• _WRITTEN INSTRUCTION_
Skip the pictures, please, and write out exactly the lines from the opening of the data through the line containing "const legendWidths = [121, 122, 112];".

## start SUPPLIED DATA

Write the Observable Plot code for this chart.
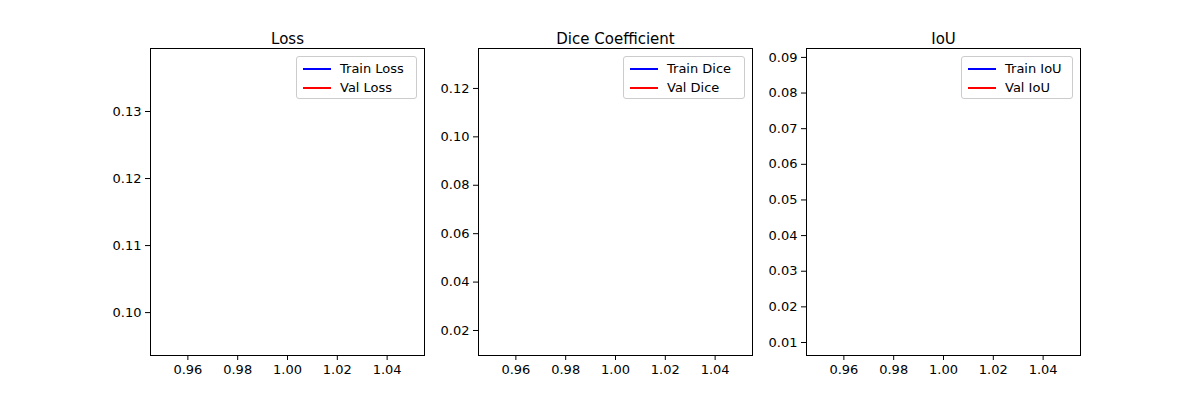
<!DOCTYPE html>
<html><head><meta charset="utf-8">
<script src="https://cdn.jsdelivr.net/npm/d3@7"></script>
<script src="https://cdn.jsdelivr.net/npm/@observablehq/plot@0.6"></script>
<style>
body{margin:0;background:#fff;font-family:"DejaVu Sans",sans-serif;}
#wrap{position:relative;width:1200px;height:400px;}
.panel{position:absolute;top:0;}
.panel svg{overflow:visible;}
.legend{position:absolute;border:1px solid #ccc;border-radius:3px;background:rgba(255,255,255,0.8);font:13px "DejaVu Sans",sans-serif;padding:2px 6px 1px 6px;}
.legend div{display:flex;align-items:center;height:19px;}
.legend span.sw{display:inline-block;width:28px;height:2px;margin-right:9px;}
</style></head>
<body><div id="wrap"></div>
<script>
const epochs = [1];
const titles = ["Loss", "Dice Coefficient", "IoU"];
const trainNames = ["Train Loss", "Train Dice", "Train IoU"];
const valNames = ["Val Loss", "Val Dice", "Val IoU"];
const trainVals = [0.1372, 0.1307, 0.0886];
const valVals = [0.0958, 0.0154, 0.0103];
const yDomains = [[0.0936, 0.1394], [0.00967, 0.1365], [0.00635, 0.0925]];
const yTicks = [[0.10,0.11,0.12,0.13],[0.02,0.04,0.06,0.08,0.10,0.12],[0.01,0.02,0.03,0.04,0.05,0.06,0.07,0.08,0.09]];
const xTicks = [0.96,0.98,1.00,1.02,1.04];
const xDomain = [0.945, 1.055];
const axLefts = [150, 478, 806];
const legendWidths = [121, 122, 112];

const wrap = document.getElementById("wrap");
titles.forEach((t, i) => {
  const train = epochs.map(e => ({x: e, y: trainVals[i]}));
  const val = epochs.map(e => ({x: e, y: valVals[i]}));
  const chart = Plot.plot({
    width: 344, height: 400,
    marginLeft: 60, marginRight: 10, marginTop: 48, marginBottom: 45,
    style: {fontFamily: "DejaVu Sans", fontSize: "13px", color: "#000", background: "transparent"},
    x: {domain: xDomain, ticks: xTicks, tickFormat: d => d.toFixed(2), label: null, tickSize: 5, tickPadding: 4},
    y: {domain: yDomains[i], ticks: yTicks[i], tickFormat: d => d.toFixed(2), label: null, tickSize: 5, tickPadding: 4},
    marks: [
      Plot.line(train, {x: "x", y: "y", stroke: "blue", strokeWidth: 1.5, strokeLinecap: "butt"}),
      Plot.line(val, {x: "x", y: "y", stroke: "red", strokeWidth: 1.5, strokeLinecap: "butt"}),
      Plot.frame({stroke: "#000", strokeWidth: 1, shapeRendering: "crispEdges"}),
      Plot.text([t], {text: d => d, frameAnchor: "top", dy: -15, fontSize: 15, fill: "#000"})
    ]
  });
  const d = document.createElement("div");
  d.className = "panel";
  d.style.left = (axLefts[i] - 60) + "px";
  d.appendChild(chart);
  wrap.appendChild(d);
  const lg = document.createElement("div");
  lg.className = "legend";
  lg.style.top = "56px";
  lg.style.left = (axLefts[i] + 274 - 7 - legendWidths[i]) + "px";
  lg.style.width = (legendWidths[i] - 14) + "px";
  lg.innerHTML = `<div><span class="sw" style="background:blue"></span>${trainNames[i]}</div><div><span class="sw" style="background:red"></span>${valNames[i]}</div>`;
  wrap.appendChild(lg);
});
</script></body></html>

## end SUPPLIED DATA

• _COMPLETE RESPONSE_
Write the Observable Plot code for this chart.
<!DOCTYPE html>
<html><head><meta charset="utf-8">
<script src="https://cdn.jsdelivr.net/npm/d3@7"></script>
<script src="https://cdn.jsdelivr.net/npm/@observablehq/plot@0.6"></script>
<style>
body{margin:0;background:#fff;font-family:"DejaVu Sans",sans-serif;}
#wrap{position:relative;width:1200px;height:400px;}
.panel{position:absolute;top:0;}
.panel svg{overflow:visible;}
.legend{position:absolute;border:1px solid #ccc;border-radius:3px;background:rgba(255,255,255,0.8);font:13px "DejaVu Sans",sans-serif;padding:2px 6px 1px 6px;}
.legend div{display:flex;align-items:center;height:19px;}
.legend span.sw{display:inline-block;width:28px;height:2px;margin-right:9px;}
</style></head>
<body><div id="wrap"></div>
<script>
const epochs = [1];
const titles = ["Loss", "Dice Coefficient", "IoU"];
const trainNames = ["Train Loss", "Train Dice", "Train IoU"];
const valNames = ["Val Loss", "Val Dice", "Val IoU"];
const trainVals = [0.1372, 0.1307, 0.0886];
const valVals = [0.0958, 0.0154, 0.0103];
const yDomains = [[0.0936, 0.1394], [0.00967, 0.1365], [0.00635, 0.0925]];
const yTicks = [[0.10,0.11,0.12,0.13],[0.02,0.04,0.06,0.08,0.10,0.12],[0.01,0.02,0.03,0.04,0.05,0.06,0.07,0.08,0.09]];
const xTicks = [0.96,0.98,1.00,1.02,1.04];
const xDomain = [0.945, 1.055];
const axLefts = [150, 478, 806];
const legendWidths = [121, 122, 112];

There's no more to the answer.